Europaudvalget 2010-11 (1. samling)
EUU Alm.del Bilag 148
Offentligt
Saturday 18 December 2010
Letter to President of European Commission
A letter from Prime Minister David Cameron and other European leaders to the President of the
European Commission on 18 December 2010.
Read the letter
His Excellency Dr José Manuel Durão Barroso
President of the European Commission
Dear President Barroso
The next multiannual financial framework will come as Member States make extraordinary efforts
to clean up public finances. These efforts are intended to bring down public deficits and public debt
to a sustainable level in keeping with an enhanced fiscal and macroeconomic monitoring
framework.
European public spending cannot be exempt from the considerable efforts made by the Member
States to bring their public spending under control. The action taken in 2011 to curb annual growth
in European payment appropriations should therefore be stepped up progressively over the
remaining years of this financial perspective and payment appropriations should increase, at most,
by no more than inflation over the next financial perspectives.

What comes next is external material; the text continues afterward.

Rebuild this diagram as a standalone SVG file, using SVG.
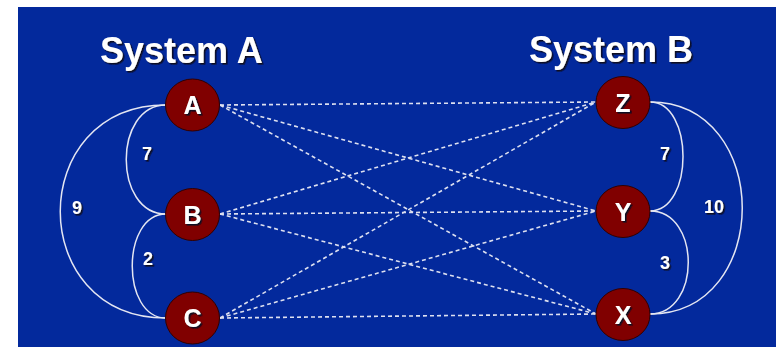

A budgetary rule should be defined for the overall level of spending incurred by the European
Union over the period covered by the next multiannual financial framework, such that the level of
commitment appropriations is set at a level compatible with the required stabilisation of budgetary
contributions of Member States. Consistent with this, the commitment appropriations over the next
multiannual financial framework should not exceed the 2013 level with a growth rate below the rate
of inflation.
It is possible to implement ambitious European policies for our citizens if we have a stable volume
of spending. This calls for a better use of available funds. The challenge for the European Union in
the coming years will not be to spend more, but to spend better. This challenge can be met by
improved European spending efficiency, accurate tracking of incurred commitment appropriations,
seeking out where we can gain economic leverage and simplifying the financial framework.
In view of the above, we await the Commission’s package of proposals.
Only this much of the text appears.